Crystal Palace has outlined its claim as the world's oldest football club still playing professionally after comprehensive evidence uncovered links between the professional side from 1905 and the amateur club founded in 1861.

If you missed out on the announcement, or want to find out more about the club's near-160-year heritage, we've rounded up all you need to know and more below.

The world's oldest professional football club

That's right, the Crystal Palace known today has a strong lineage to the Crystal Palace founded in 1861, making the club the oldest professional outfit in the world.

While the majority of football fans believe Palace were founded in 1905, new evidence from independent historian Peter Manning suggests otherwise.

You can read the argument in full by clicking here, and check out the timeline below for the quick-fire key points.

Timeline 1861.jpg

Crystal Palace has a central place in modern football history

Crystal Palace were founding members of the Football Association in 1863, with representative Frank Day attending its inaugural meeting. Crystal Palace was one of the core clubs that pushed through the association football rules against stiff opposition from the Rugby clubs, sending more delegates to the six inaugural meetings than any other club.
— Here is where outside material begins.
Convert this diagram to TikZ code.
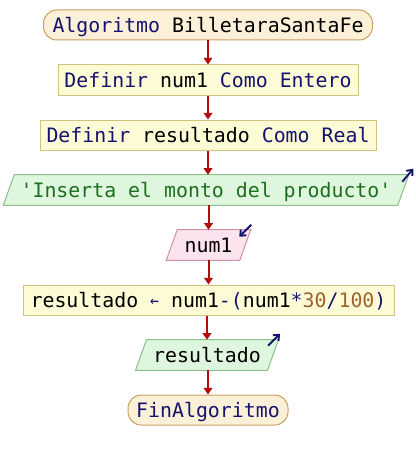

Palace provided three players for the first official match to be played under the new association football rules in Battersea Park in January 1864, a 14-a-side game between the President’s team and the Secretary’s team. Palace’s first reported game under the new rules was a 2-1 defeat to Barnes on 27th February 1864.

Later, in 1871, Crystal Palace’s captain Douglas Allport was closely involved in the inauguration of the FA Cup, proposing an FA sub-committee that drafted the rules for the cup competition; he was also one of three FA members who selected and bought the first trophy. Crystal Palace played in the first ever round of the FA Cup – the only surviving league club to have done so – reaching the semi-finals in 1872.

Another unique part of footballing history where Crystal Palace becomes significant can be seen below, with the club being awarded what is believed to be the oldest association football club trophy in existence - dating back to 1873/74.

1873 trophy (2).jpg

You won't recognise our first kit

The club's original colours are thought to mirror the colours of the Crystal Palace itself: light blue and white, which, for Victorian times, was a bold combination.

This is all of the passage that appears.